Just Transition Finance outlines the social and economic impacts of the low-carbon transition and supports banks and insurance companies in taking part in playing their part in achieving it. Complementing the ILO Just Transition Finance Tool for Banking and Investing activities, it provides financial institutions with practical advice and examples of emerging practices on how to embed just-transition considerations in their products and business operations in alignment with the goals of the Paris Agreement. The recommendations will help institutions ensure compliance with social-performance standards aligned with Human Rights frameworks, while enabling substantial social benefits. Amongst them are:

  • Securing a commitment to just transition from senior management and governance entities, and ensuring this commitment is embedded into existing organizational strategies.

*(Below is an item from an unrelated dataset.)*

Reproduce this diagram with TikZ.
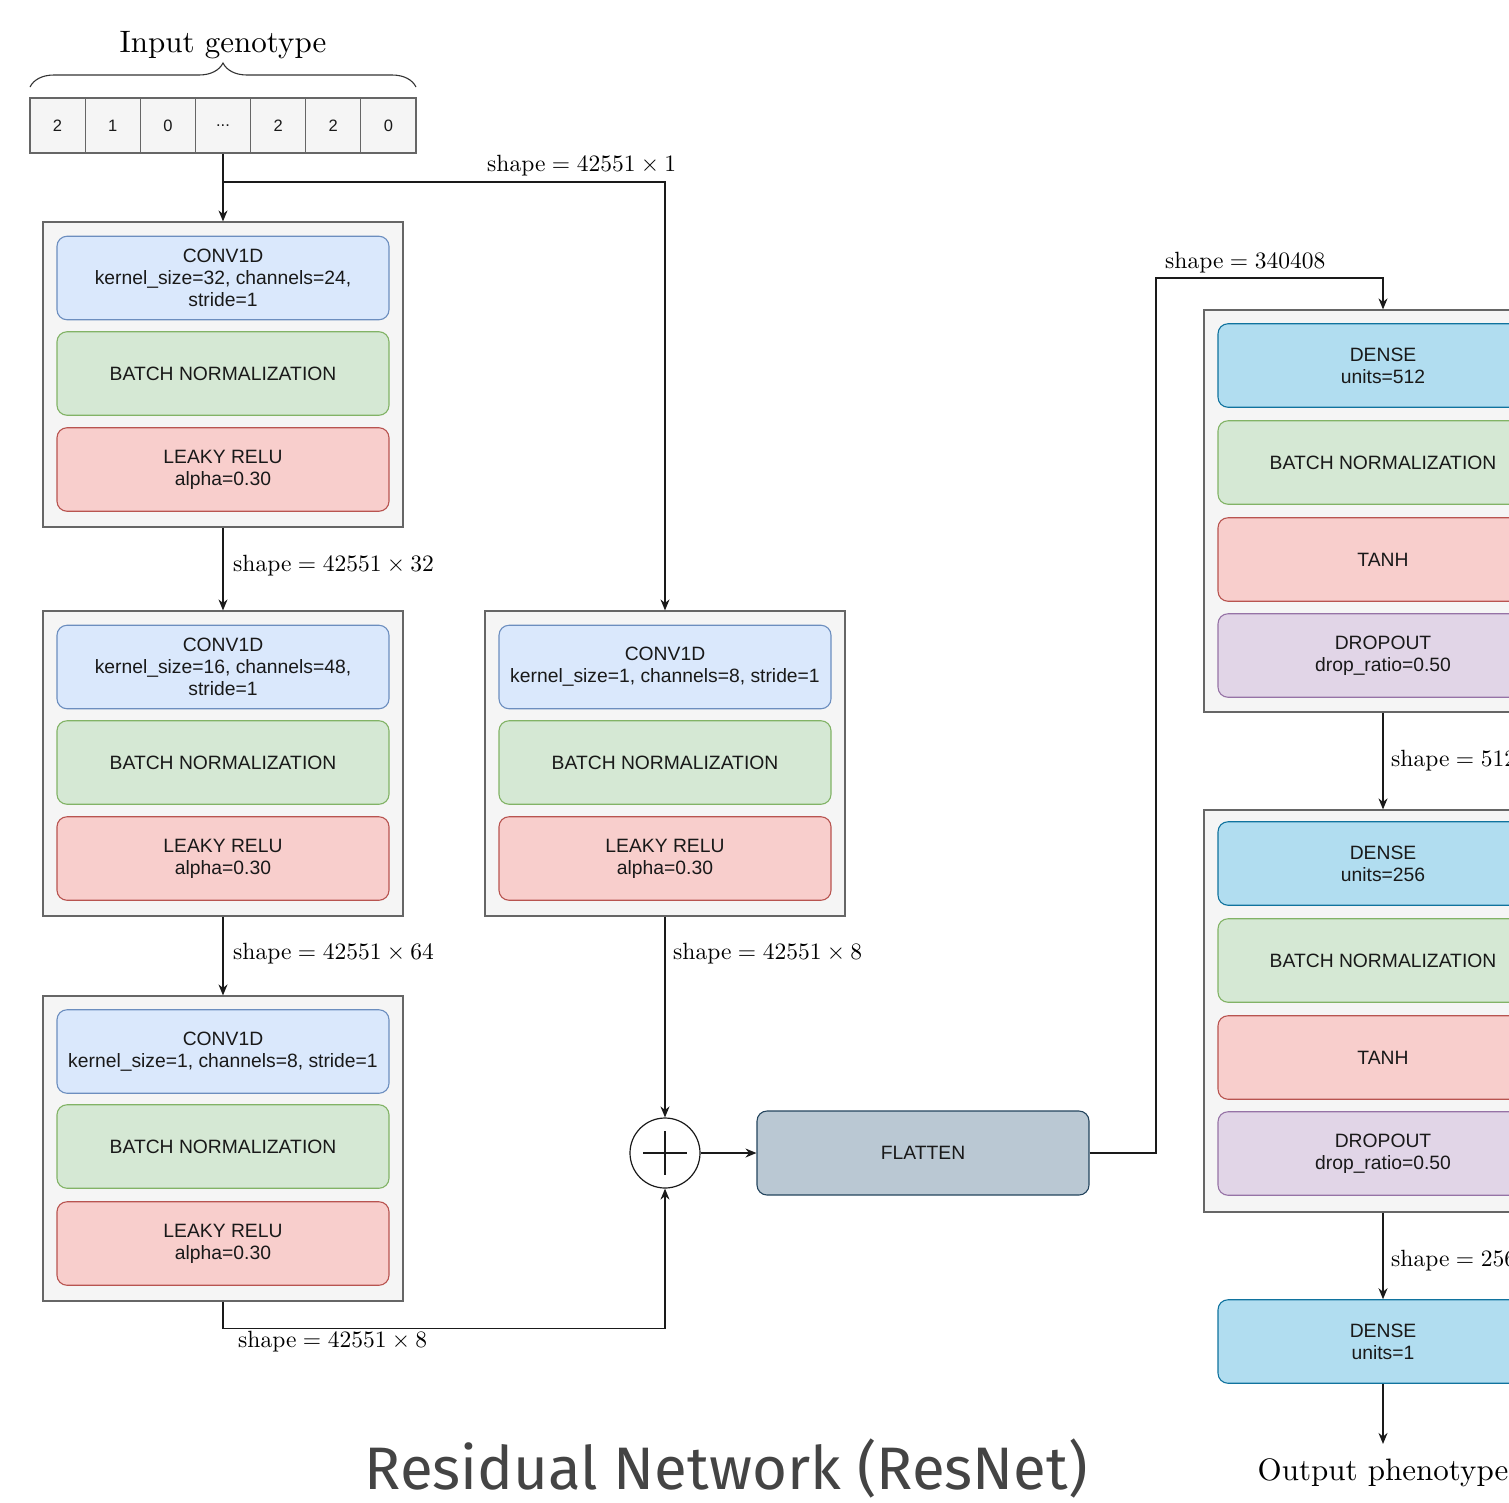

  • Mapping and assessing the social risks and opportunities facing financial institutions as a result of the climate transition in order to understand the context-specific nature of how just-transition principles should be applied

  • Putting people at the heart of institutional strategy and decision-making through social dialogue and stakeholder engagement.

  • Developing an implementation strategy to incorporate just-transition principles into institutional policies, processes and capacity building

  • Developing products and solutions to provide financing and insurance coverage for just-transition projects and activities.

  • Improving financial inclusion and closing the protection gap to improve client resilience to climate transition.

  • Embedding social and environmental considerations in due diligence, legal agreements and monitoring processes.

  • Fostering behavioral change through informing and engaging clients on committing to a just transition.

  • Engaging in strategic partnerships to catalyze action for a just transition through industry initiatives and other stakeholders.

Focused primarily on social impacts, risks and opportunities arising from climate change, the recommendations from the report can also be applied to address other environmental challenges, such as biodiversity loss and pollution. The resource also recognizes that specific social and economic impacts of the transition are very context-dependent and should be carefully assessed.

The UNPE FI-ILO report was developed with support from more than 40 banks and insurance companies, international financial institutions, academic and civil society organisations. Next year, UNEP FI will develop further resources, guidance and support for UNEP FI members to develop and implement their just-transition strategies.